Saved entries:
>> START

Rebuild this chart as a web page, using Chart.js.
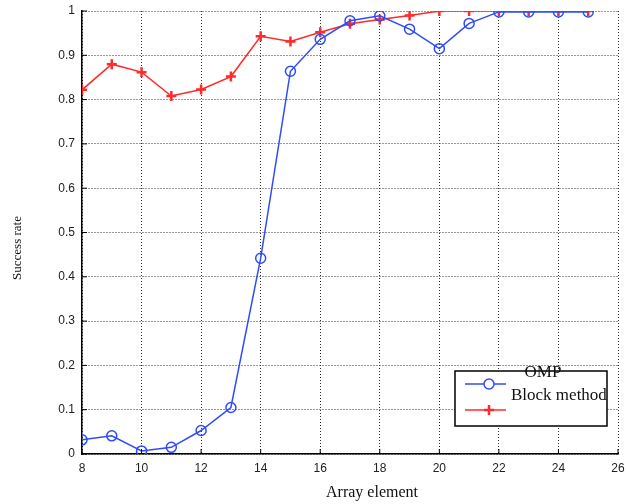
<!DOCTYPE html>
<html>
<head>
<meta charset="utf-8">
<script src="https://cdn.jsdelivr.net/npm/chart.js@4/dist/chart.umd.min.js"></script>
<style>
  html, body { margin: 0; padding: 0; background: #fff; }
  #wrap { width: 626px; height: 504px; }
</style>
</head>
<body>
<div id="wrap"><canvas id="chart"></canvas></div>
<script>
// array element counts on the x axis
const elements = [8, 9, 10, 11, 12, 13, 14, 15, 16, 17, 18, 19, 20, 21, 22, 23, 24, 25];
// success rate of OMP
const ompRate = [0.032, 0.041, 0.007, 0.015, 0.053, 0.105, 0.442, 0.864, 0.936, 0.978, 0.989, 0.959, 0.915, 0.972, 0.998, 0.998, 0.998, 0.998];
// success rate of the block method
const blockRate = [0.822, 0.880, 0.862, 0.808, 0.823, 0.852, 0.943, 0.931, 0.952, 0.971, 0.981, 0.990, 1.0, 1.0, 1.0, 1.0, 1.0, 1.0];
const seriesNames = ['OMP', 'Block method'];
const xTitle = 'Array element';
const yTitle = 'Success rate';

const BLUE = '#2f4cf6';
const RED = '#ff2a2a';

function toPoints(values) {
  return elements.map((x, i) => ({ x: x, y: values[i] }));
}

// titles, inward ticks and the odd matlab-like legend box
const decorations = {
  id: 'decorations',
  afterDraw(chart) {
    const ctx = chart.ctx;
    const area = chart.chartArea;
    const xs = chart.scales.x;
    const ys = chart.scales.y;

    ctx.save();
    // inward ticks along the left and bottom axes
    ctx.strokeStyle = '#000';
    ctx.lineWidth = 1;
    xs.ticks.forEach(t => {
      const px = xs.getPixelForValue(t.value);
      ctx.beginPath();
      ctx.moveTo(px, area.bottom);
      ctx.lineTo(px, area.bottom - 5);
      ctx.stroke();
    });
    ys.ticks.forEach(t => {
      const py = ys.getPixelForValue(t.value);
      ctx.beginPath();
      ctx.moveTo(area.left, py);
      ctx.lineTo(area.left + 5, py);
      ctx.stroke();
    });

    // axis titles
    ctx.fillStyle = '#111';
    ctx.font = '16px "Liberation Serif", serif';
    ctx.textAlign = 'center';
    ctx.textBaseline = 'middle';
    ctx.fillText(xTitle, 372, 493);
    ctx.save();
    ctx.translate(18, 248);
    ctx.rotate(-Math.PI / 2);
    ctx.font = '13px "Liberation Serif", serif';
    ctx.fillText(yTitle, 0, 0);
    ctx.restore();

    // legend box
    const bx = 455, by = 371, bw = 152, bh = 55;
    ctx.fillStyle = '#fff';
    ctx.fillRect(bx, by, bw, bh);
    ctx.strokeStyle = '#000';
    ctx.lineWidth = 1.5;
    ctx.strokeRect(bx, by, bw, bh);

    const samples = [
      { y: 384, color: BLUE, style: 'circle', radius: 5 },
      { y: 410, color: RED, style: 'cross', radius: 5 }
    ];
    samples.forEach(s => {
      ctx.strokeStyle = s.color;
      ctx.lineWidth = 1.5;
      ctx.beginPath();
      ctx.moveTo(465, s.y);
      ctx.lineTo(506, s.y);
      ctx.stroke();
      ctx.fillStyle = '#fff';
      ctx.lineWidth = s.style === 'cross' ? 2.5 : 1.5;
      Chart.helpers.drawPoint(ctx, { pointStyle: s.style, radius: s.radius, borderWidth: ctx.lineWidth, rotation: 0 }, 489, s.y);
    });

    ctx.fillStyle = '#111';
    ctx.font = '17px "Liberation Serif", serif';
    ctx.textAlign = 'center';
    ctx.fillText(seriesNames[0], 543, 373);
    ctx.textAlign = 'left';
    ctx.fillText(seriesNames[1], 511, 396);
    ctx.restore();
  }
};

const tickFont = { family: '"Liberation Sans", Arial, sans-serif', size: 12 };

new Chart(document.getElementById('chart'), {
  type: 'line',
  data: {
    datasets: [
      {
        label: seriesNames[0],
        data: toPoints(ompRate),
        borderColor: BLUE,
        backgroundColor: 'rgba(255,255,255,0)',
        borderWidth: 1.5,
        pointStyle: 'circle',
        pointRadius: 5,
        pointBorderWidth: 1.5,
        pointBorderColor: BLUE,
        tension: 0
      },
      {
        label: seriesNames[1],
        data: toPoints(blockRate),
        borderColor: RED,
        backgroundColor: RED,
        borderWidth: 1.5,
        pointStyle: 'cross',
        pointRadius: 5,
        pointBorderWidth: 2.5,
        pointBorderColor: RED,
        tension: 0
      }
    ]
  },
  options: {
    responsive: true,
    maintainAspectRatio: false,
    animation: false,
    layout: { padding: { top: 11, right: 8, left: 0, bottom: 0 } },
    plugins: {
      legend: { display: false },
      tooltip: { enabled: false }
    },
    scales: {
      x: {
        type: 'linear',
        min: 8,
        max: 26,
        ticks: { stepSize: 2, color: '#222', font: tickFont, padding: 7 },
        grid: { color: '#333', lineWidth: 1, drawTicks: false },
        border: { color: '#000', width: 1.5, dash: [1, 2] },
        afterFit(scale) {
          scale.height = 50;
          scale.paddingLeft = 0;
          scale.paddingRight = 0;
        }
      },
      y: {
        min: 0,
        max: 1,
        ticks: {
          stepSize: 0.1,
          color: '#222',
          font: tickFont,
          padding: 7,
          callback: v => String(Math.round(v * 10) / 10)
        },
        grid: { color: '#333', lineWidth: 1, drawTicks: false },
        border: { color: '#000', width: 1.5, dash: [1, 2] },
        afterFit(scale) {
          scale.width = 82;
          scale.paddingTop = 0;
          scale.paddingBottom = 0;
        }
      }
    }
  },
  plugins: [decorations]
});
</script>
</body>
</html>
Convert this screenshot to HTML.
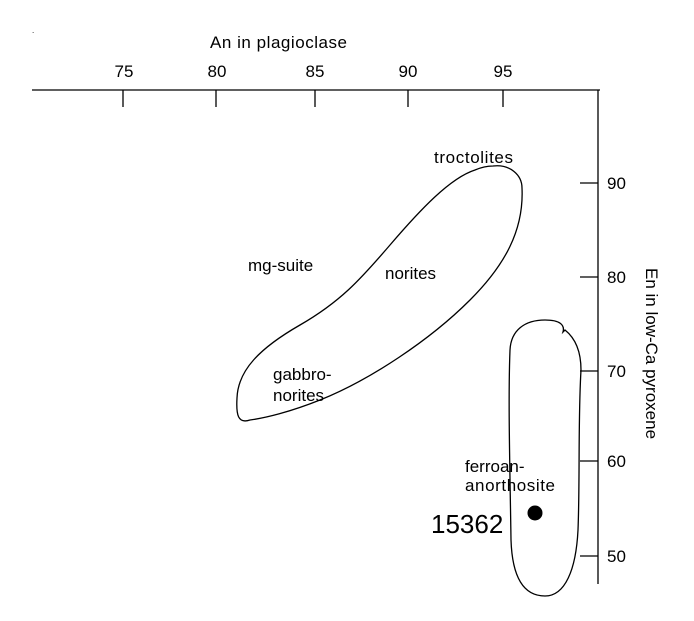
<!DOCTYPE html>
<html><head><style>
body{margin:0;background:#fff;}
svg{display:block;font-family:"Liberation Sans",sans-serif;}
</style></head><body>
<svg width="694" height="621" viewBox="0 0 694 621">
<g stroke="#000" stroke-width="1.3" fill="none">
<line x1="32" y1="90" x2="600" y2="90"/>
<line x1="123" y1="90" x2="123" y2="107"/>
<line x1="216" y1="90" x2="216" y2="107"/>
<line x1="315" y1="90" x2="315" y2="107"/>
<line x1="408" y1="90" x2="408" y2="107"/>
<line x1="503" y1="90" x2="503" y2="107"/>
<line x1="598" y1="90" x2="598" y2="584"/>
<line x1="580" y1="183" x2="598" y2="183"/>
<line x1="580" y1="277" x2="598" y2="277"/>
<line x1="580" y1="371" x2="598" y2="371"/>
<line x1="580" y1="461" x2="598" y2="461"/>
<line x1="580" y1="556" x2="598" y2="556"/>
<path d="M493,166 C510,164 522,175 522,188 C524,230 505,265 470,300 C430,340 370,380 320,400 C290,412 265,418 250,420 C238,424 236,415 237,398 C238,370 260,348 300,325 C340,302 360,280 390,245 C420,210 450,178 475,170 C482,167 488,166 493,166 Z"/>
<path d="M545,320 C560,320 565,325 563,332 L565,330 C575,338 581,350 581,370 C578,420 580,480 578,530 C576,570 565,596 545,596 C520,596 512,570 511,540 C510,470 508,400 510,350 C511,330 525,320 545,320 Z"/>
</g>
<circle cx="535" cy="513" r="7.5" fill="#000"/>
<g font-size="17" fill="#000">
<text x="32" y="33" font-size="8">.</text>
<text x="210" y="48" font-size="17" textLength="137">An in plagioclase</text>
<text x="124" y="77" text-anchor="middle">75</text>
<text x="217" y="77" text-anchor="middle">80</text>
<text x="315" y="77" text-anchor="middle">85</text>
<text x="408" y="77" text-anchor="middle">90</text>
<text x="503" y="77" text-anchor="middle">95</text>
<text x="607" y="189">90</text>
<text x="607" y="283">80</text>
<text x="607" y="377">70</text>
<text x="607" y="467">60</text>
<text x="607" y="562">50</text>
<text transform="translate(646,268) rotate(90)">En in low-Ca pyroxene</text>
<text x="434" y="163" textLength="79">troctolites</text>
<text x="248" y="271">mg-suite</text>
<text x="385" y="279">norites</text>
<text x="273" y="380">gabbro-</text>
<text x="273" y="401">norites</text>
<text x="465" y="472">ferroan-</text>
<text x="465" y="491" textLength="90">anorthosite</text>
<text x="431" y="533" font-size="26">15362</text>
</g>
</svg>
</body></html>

>> END

Note each line of the entries that has "this" in it, and copy those lines.

* [EXERCISE RESULT]
Rebuild this chart as a web page, using Chart.js.
Convert this screenshot to HTML.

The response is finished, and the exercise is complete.